Task to carry out ::
Review the listing and copy each line that holds the word "matplotlib".

Data lines ::
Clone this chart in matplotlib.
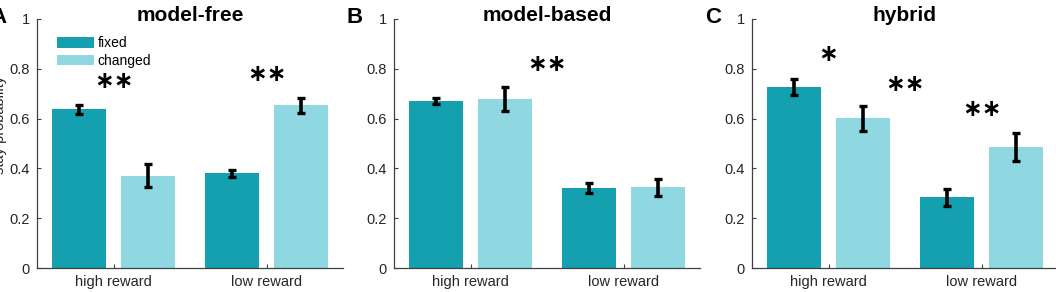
import numpy as np
import matplotlib
matplotlib.use('Agg')
import matplotlib.pyplot as plt

plt.rcParams['font.family'] = ['Liberation Sans', 'DejaVu Sans']

# data
groups = ['high reward', 'low reward']
conditions = ['fixed', 'changed']
panels = ['model-free', 'model-based', 'hybrid']
letters = ['A', 'B', 'C']

fixed_mean = [[0.638, 0.381], [0.671, 0.323], [0.728, 0.284]]
fixed_err = [[0.018, 0.014], [0.013, 0.020], [0.032, 0.034]]
changed_mean = [[0.371, 0.654], [0.677, 0.324], [0.601, 0.486]]
changed_err = [[0.046, 0.030], [0.048, 0.035], [0.050, 0.058]]

# significance marks: (x position, y position, label)
stars = [
    [(1.0, 0.75, '∗∗'), (2.0, 0.78, '∗∗')],
    [(1.5, 0.82, '∗∗')],
    [(1.0, 0.86, '∗'), (1.5, 0.74, '∗∗'), (2.0, 0.64, '∗∗')],
]

col_fixed = '#14A0AE'
col_changed = '#8FD8E2'
spine_col = '#404040'

W, H = 1056, 292
fig = plt.figure(figsize=(W / 100, H / 100), dpi=100)

lefts = [37, 394, 752]
bottom = (H - 268) / H
height = 249 / H
width = 306 / W

x = np.arange(1, len(groups) + 1)
bw = 0.35
off = 0.224

for i in range(3):
    ax = fig.add_axes([lefts[i] / W, bottom, width, height])
    ax.bar(x - off, fixed_mean[i], bw, color=col_fixed, label=conditions[0], zorder=2)
    ax.bar(x + off, changed_mean[i], bw, color=col_changed, label=conditions[1], zorder=2)
    ax.errorbar(x - off, fixed_mean[i], yerr=fixed_err[i], fmt='none', ecolor='black',
                elinewidth=2.6, capsize=3, capthick=2.4, zorder=3)
    ax.errorbar(x + off, changed_mean[i], yerr=changed_err[i], fmt='none', ecolor='black',
                elinewidth=2.6, capsize=3, capthick=2.4, zorder=3)
    for sx, sy, s in stars[i]:
        ax.text(sx, sy, s, ha='center', va='center', fontsize=17, fontweight='bold',
                family='DejaVu Sans', color='black')

    ax.set_xlim(0.5, 2.5)
    ax.set_ylim(0, 1)
    ax.set_xticks(x)
    ax.set_xticklabels(groups)
    ax.set_yticks([0, 0.2, 0.4, 0.6, 0.8, 1])
    ax.set_yticklabels(['0', '0.2', '0.4', '0.6', '0.8', '1'])
    ax.tick_params(direction='in', length=3, width=0.8, colors=spine_col,
                   labelsize=10.5, labelcolor='#262626', pad=5)
    for s in ['top', 'right']:
        ax.spines[s].set_visible(False)
    for s in ['left', 'bottom']:
        ax.spines[s].set_color(spine_col)
        ax.spines[s].set_linewidth(0.9)
    ax.text(0.5, 1 - 2 / 249, panels[i], transform=ax.transAxes, fontsize=15,
            fontweight='bold', ha='center', va='baseline')
    fig.text((lefts[i] - 47) / W, (H - 23) / H, letters[i], fontsize=16,
             fontweight='bold', ha='left', va='baseline')
    if i == 0:
        ax.legend(loc='upper left', bbox_to_anchor=(0.035, 0.97), frameon=False,
                  fontsize=10, handlelength=2.6, handleheight=0.8,
                  handletextpad=0.3, labelspacing=0.25, borderaxespad=0.3)

fig.text(7 / W, (H - 125) / H, 'stay probability', rotation=90, ha='right',
         va='center', fontsize=10.5, color='#262626')

fig.savefig('out.png', dpi=100)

Exercise response ::
Clone this chart in matplotlib.
import matplotlib
matplotlib.use('Agg')
import matplotlib.pyplot as plt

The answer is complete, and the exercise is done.